In 2019 nearly 6.5 Mt of oil shale ash (OSA) was produced in Estonia from energy production. Estonian OSA could be used as an effective sorbent in the proposed CO2-mineralization process, using CO2 from flue gas and producing precipitated CaCO3 (PCC) of high quality.
Mineral carbonation of 0.42 Mt CO2 using 3.8 Mt of fresh OSA and about 6.33 Mt CO2 produced annually by five Estonian and one Latvian plant transported by pipeline for storage into the North-Blidene structure in western Latvia are combined in the CCUS scenario. Cambrian Deimena Formation reservoir sandstone is located at the depth of 1035-1150 m in the selected saline aquifer. The average optimistic storage capacity of about 270 Mt allows planning CCUS project for 30 years. The share of the Estonian emissions avoided and stored in Latvia is 86.5 %, including 8.2 % by KNC, while Latvian stored emissions will compose 13.5 %.

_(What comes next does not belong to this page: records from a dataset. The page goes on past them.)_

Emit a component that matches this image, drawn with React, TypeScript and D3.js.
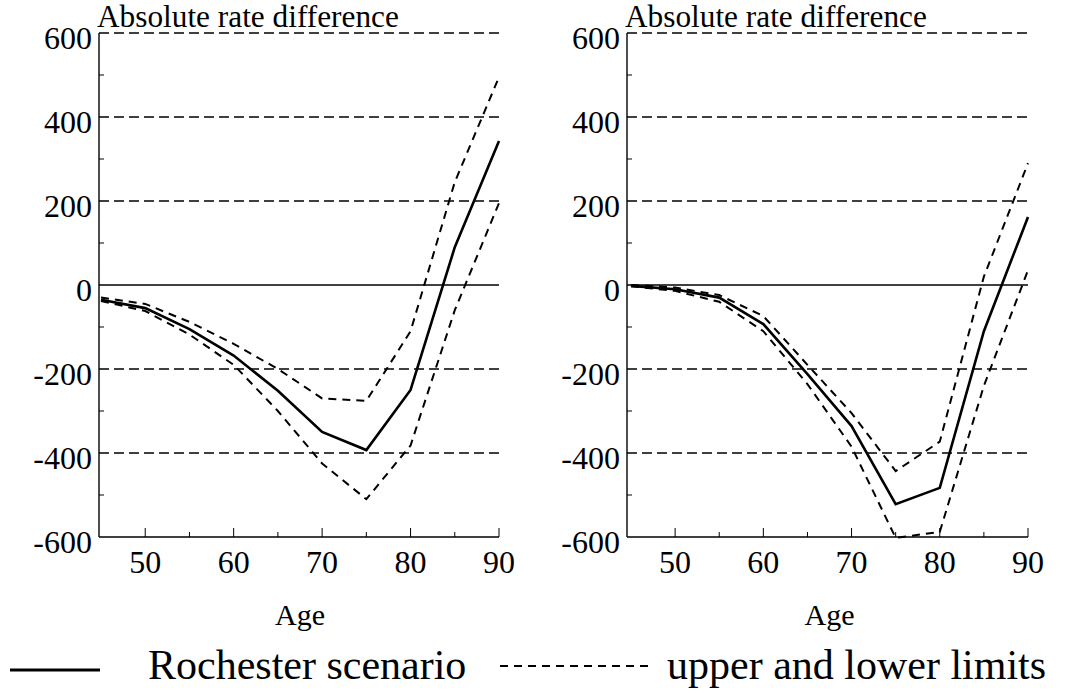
import React from "react";
import * as d3 from "d3";

const ages = [45, 50, 55, 60, 65, 70, 75, 80, 85, 90];
const leftScenario = [-35, -55, -105, -168, -252, -350, -393, -250, 90, 343];
const leftUpper = [-30, -45, -88, -140, -200, -270, -276, -110, 245, 495];
const leftLower = [-38, -62, -118, -190, -300, -425, -510, -382, -60, 195];
const rightScenario = [-2, -10, -30, -93, -212, -336, -522, -483, -110, 162];
const rightUpper = [0, -6, -24, -74, -190, -305, -443, -373, 20, 290];
const rightLower = [-3, -14, -40, -110, -236, -385, -602, -588, -240, 35];

const yTicks = [600, 400, 200, 0, -200, -400, -600];
const yMinor = [500, 300, 100, -100, -300, -500];
const xTicks = [50, 60, 70, 80, 90];
const xMinor = [55, 65, 75, 85];
const yTitle = "Absolute rate difference";
const xTitle = "Age";
const legendSolid = "Rochester scenario";
const legendDashed = "upper and lower limits";

const FONT = "'Liberation Serif', 'Times New Roman', serif";

type PanelProps = {
  x0: number;
  x1: number;
  axisX: number;
  scenario: number[];
  upper: number[];
  lower: number[];
};

function Panel({ x0, x1, axisX, scenario, upper, lower }: PanelProps) {
  const x = d3.scaleLinear().domain([45, 90]).range([x0, x1]);
  const y = d3.scaleLinear().domain([-600, 600]).range([537, 33]);
  const line = d3
    .line<number>()
    .x((_, i) => x(ages[i]))
    .y((d) => y(d));
  return (
    <g>
      {yTicks
        .filter((t) => t !== -600)
        .map((t) => (
          <line
            key={"g" + t}
            x1={axisX}
            x2={x1}
            y1={y(t)}
            y2={y(t)}
            stroke="#000"
            strokeWidth={t === 0 ? 1.6 : 1.4}
            strokeDasharray={t === 0 ? undefined : "10,5"}
          />
        ))}
      <line x1={axisX} x2={axisX} y1={y(600)} y2={y(-600)} stroke="#000" strokeWidth={1.4} />
      <line x1={axisX} x2={x1} y1={y(-600)} y2={y(-600)} stroke="#000" strokeWidth={1.6} />
      {yMinor.map((t) => (
        <line key={"ym" + t} x1={axisX} x2={axisX + 5} y1={y(t)} y2={y(t)} stroke="#000" strokeWidth={1} />
      ))}
      {xTicks.map((t) => (
        <line key={"xt" + t} x1={x(t)} x2={x(t)} y1={y(-600)} y2={y(-600) - 9} stroke="#000" strokeWidth={1} />
      ))}
      {xMinor.map((t) => (
        <line key={"xm" + t} x1={x(t)} x2={x(t)} y1={y(-600)} y2={y(-600) - 5} stroke="#000" strokeWidth={1} />
      ))}
      {yTicks.map((t) => (
        <text
          key={"yl" + t}
          x={axisX - 7}
          y={y(t) + 16}
          textAnchor="end"
          fontFamily={FONT}
          fontSize={32}
        >
          {t}
        </text>
      ))}
      {xTicks.map((t) => (
        <text
          key={"xl" + t}
          x={x(t)}
          y={573}
          textAnchor="middle"
          fontFamily={FONT}
          fontSize={32}
        >
          {t}
        </text>
      ))}
      <text x={axisX - 2} y={27} fontFamily={FONT} fontSize={31.3}>
        {yTitle}
      </text>
      <text x={(x0 + x1) / 2} y={625} textAnchor="middle" fontFamily={FONT} fontSize={30}>
        {xTitle}
      </text>
      <path d={line(upper) || ""} fill="none" stroke="#000" strokeWidth={2} strokeDasharray="8,6" />
      <path d={line(lower) || ""} fill="none" stroke="#000" strokeWidth={2} strokeDasharray="8,6" />
      <path d={line(scenario) || ""} fill="none" stroke="#000" strokeWidth={2.6} />
    </g>
  );
}

export default function App() {
  return (
    <svg
      width={1067}
      height={693}
      style={{ position: "absolute", left: 0, top: 0, background: "#fff" }}
    >
      <rect x={0} y={0} width={1067} height={693} fill="#fff" />
      <Panel x0={101} x1={499} axisX={99} scenario={leftScenario} upper={leftUpper} lower={leftLower} />
      <Panel x0={631} x1={1028} axisX={627} scenario={rightScenario} upper={rightUpper} lower={rightLower} />
      <line x1={10} x2={100} y1={670} y2={670} stroke="#000" strokeWidth={3} />
      <text x={148} y={679} fontFamily={FONT} fontSize={42}>
        {legendSolid}
      </text>
      <line x1={500} x2={648} y1={666} y2={666} stroke="#000" strokeWidth={2} strokeDasharray="8,6" />
      <text x={667} y={679} fontFamily={FONT} fontSize={42}>
        {legendDashed}
      </text>
    </svg>
  );
}
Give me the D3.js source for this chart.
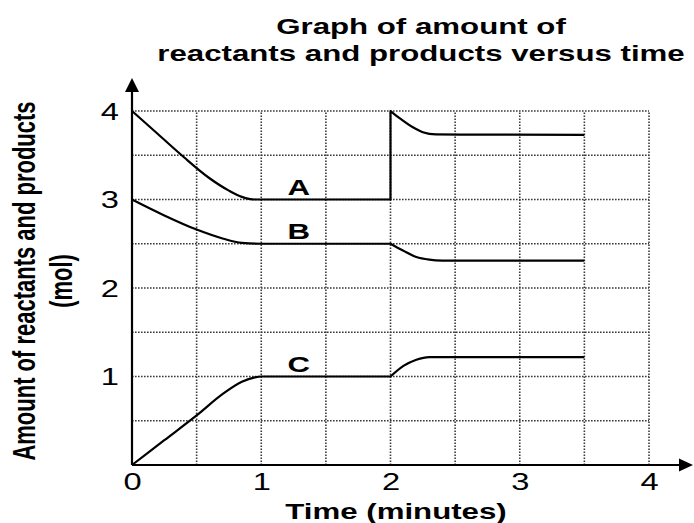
<!DOCTYPE html>
<html>
<head>
<meta charset="utf-8">
<script src="https://cdn.jsdelivr.net/npm/d3@7"></script>
<style>
  html, body { margin: 0; padding: 0; background: #fff; }
  svg { display: block; }
  text { font-family: "Liberation Sans", Arial, sans-serif; fill: #000; }
</style>
</head>
<body>
<svg id="chart" width="694" height="523"></svg>
<script>
// Time axis (minutes) and amount axis (mol)
const xTicks = [0, 1, 2, 3, 4];
const yTicks = [1, 2, 3, 4];

// Series A: reactant, before and after the disturbance at t = 2 min
const timeA1 = [0, 0.2, 0.4, 0.6, 0.75, 0.85, 0.95, 1.0, 2.0];
const amountA1 = [4, 3.74, 3.48, 3.24, 3.1, 3.03, 3.0, 3.0, 3.0];
const timeA2 = [2.0, 2.07, 2.18, 2.25, 2.35, 3.5];
const amountA2 = [4.0, 3.92, 3.81, 3.76, 3.735, 3.73];

// Series B: reactant
const timeB1 = [0, 0.25, 0.5, 0.7, 0.85, 1.0, 2.0];
const amountB1 = [3, 2.82, 2.66, 2.56, 2.51, 2.5, 2.5];
const timeB2 = [2.0, 2.1, 2.2, 2.3, 2.4, 3.5];
const amountB2 = [2.5, 2.42, 2.35, 2.32, 2.31, 2.31];

// Series C: product
const timeC1 = [0, 0.25, 0.5, 0.7, 0.85, 0.95, 1.0, 2.0];
const amountC1 = [0, 0.28, 0.56, 0.8, 0.94, 0.99, 1.0, 1.0];
const timeC2 = [2.0, 2.1, 2.2, 2.3, 3.5];
const amountC2 = [1.0, 1.12, 1.19, 1.22, 1.22];

const seriesNames = ["A", "B", "C"];
const labelTime = 1.29;
const labelLevel = [3, 2.5, 1];

const svg = d3.select("#chart");
const SX = 1.42; // horizontal stretch of the lettering

const x = d3.scaleLinear().domain([0, 4]).range([132, 649]);
const y = d3.scaleLinear().domain([0, 4]).range([465, 111]);

// Dotted grid every half unit
const half = d3.range(0.5, 4.01, 0.5);
const grid = svg.append("g")
  .attr("stroke", "#3a3a3a")
  .attr("stroke-width", 1.6)
  .attr("stroke-dasharray", "1.6,1.4")
  .attr("fill", "none");
grid.selectAll("line.h").data(half).join("line")
  .attr("class", "h")
  .attr("x1", x(0)).attr("x2", x(4))
  .attr("y1", d => y(d)).attr("y2", d => y(d));
grid.selectAll("line.v").data(half).join("line")
  .attr("class", "v")
  .attr("y1", y(0)).attr("y2", y(4))
  .attr("x1", d => x(d)).attr("x2", d => x(d));

// Axes with arrowheads
const axisG = svg.append("g");
axisG.append("line")
  .attr("x1", x(0)).attr("x2", 682).attr("y1", y(0)).attr("y2", y(0))
  .attr("stroke", "#000").attr("stroke-width", 2.2);
axisG.append("line")
  .attr("x1", x(0)).attr("x2", x(0)).attr("y1", y(0)).attr("y2", 88)
  .attr("stroke", "#000").attr("stroke-width", 2.2);
axisG.append("path")
  .attr("d", `M693,${y(0)} L679,${y(0) - 6.5} L679,${y(0) + 6.5} Z`)
  .attr("fill", "#000");
axisG.append("path")
  .attr("d", `M${x(0)},78 L${x(0) - 7},92 L${x(0) + 7},92 Z`)
  .attr("fill", "#000");

// Tick labels
const xAxis = svg.append("g")
  .attr("transform", `translate(0,${y(0)})`)
  .call(d3.axisBottom(x).tickValues(xTicks).tickSize(0).tickFormat(d3.format("d")));
xAxis.select(".domain").remove();
xAxis.selectAll("text")
  .attr("y", 0).attr("dy", null)
  .attr("transform", `translate(0,25) scale(${SX},1)`)
  .style("font-size", "23px")
  .style("font-family", "'Liberation Sans', Arial, sans-serif")
  .attr("fill", "#000");

const yAxis = svg.append("g")
  .attr("transform", `translate(${x(0)},0)`)
  .call(d3.axisLeft(y).tickValues(yTicks).tickSize(0).tickFormat(d3.format("d")));
yAxis.select(".domain").remove();
yAxis.selectAll("text")
  .attr("x", 0).attr("dy", "0.36em")
  .attr("transform", `translate(-13,0) scale(${SX},1)`)
  .style("font-size", "23px")
  .style("font-family", "'Liberation Sans', Arial, sans-serif")
  .attr("fill", "#000");

// Curves
const line = d3.line()
  .x(d => x(d[0])).y(d => y(d[1]))
  .curve(d3.curveMonotoneX);
const zip = (t, v) => t.map((ti, i) => [ti, v[i]]);
const curvePath = (t1, v1, t2, v2) =>
  line(zip(t1, v1)) + line(zip(t2, v2)).replace(/^M/, "L");

const curves = [
  curvePath(timeA1, amountA1, timeA2, amountA2),
  curvePath(timeB1, amountB1, timeB2, amountB2),
  curvePath(timeC1, amountC1, timeC2, amountC2)
];
svg.append("g").selectAll("path").data(curves).join("path")
  .attr("d", d => d)
  .attr("fill", "none")
  .attr("stroke", "#000")
  .attr("stroke-width", 2.2)
  .attr("stroke-linejoin", "round");

// Series names
svg.append("g").selectAll("text").data(seriesNames).join("text")
  .attr("transform", (d, i) => `translate(${x(labelTime)},${y(labelLevel[i]) - 5}) scale(${SX},1)`)
  .attr("text-anchor", "middle")
  .style("font-size", "22px")
  .style("font-weight", "bold")
  .text(d => d);

// Titles
const title = svg.append("g").style("font-weight", "bold").style("font-size", "22px");
title.append("text")
  .attr("transform", `translate(421,34) scale(${SX},1)`)
  .attr("text-anchor", "middle")
  .text("Graph of amount of");
title.append("text")
  .attr("transform", `translate(421,61) scale(${SX},1)`)
  .attr("text-anchor", "middle")
  .text("reactants and products versus time");

svg.append("text")
  .attr("transform", `translate(396,519) scale(${SX},1)`)
  .attr("text-anchor", "middle")
  .style("font-weight", "bold").style("font-size", "22px")
  .text("Time (minutes)");

svg.append("text")
  .attr("transform", `translate(35,281) rotate(-90) scale(1,${SX})`)
  .attr("text-anchor", "middle")
  .style("font-weight", "bold").style("font-size", "22px")
  .text("Amount of reactants and products");
svg.append("text")
  .attr("transform", `translate(72,281) rotate(-90) scale(1,${SX})`)
  .attr("text-anchor", "middle")
  .style("font-weight", "bold").style("font-size", "22px")
  .text("(mol)");
</script>
</body>
</html>
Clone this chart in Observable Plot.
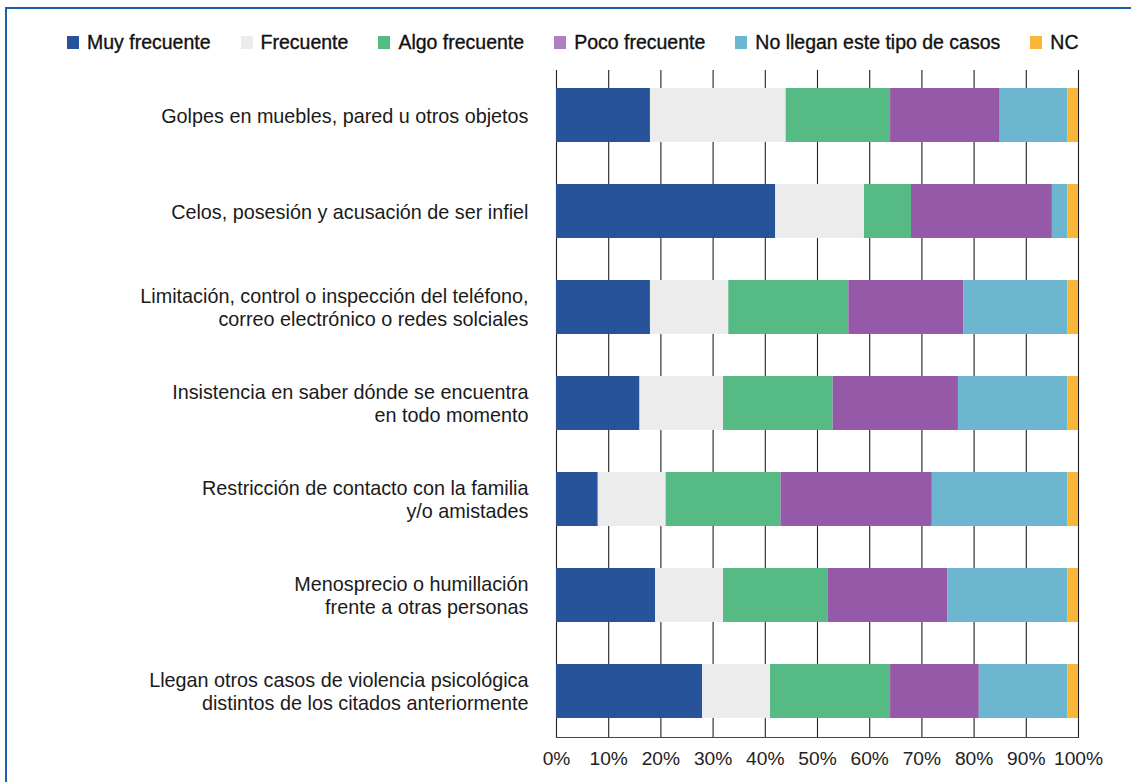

Annually 6.8 Mt CO2 could be captured, transported and injected, including 6 Mt CO2 avoided using transport and storage and 0.42 Mt CO2 avoided using MC of Estonian OSA. During 30 years nearly 204 Mt CO2 will be captured, used and stored, while 193 Mt CO2 could be avoided.
The total average transport and storage (T&S) cost of the scenario is 18.4 €/t CO2 injected. This cost depends on the transport distance, according to the applied methodology, and it is the most expensive for the Eesti Energia PPs. The lowest T&S cost of 5.54 €/t CO2 injected will have Latvenergo TEC-2 PP located at a smaller distance from the storage site. At the price of EEAP (CO2 Emission Allowance Price in EU ETS) of 40 €/t CO2 and 50 €/t PCC, the CCUS scenario could be beneficial for three Eesti Energia and Latvenergo TEC-2 power plants. For the KNC and VKG Energia plants without CO2 use options, the higher EEAP of about 48-50 €/t CO2 is needed to cover all CCUS costs including capture, compression, transport, storage and monitoring. The transport and storage costs are distance-dependent, as pipelines are the most expensive part of the transport, storage and monitoring costs.
At the present EEAP of about 90 €/t CO2, all the participating plants will get benefits from the proposed scenario.
This study is supported by CLEANKER project, which has received funding from the European Union’s Horizon 2020 research and innovation programme under Grant Agreement n. 764816.
Keywords: CCUS, economic modeling, CO2 emissions, storage, pipelines, mineral carbonation, carbon tax, oil shale ash, cement plant.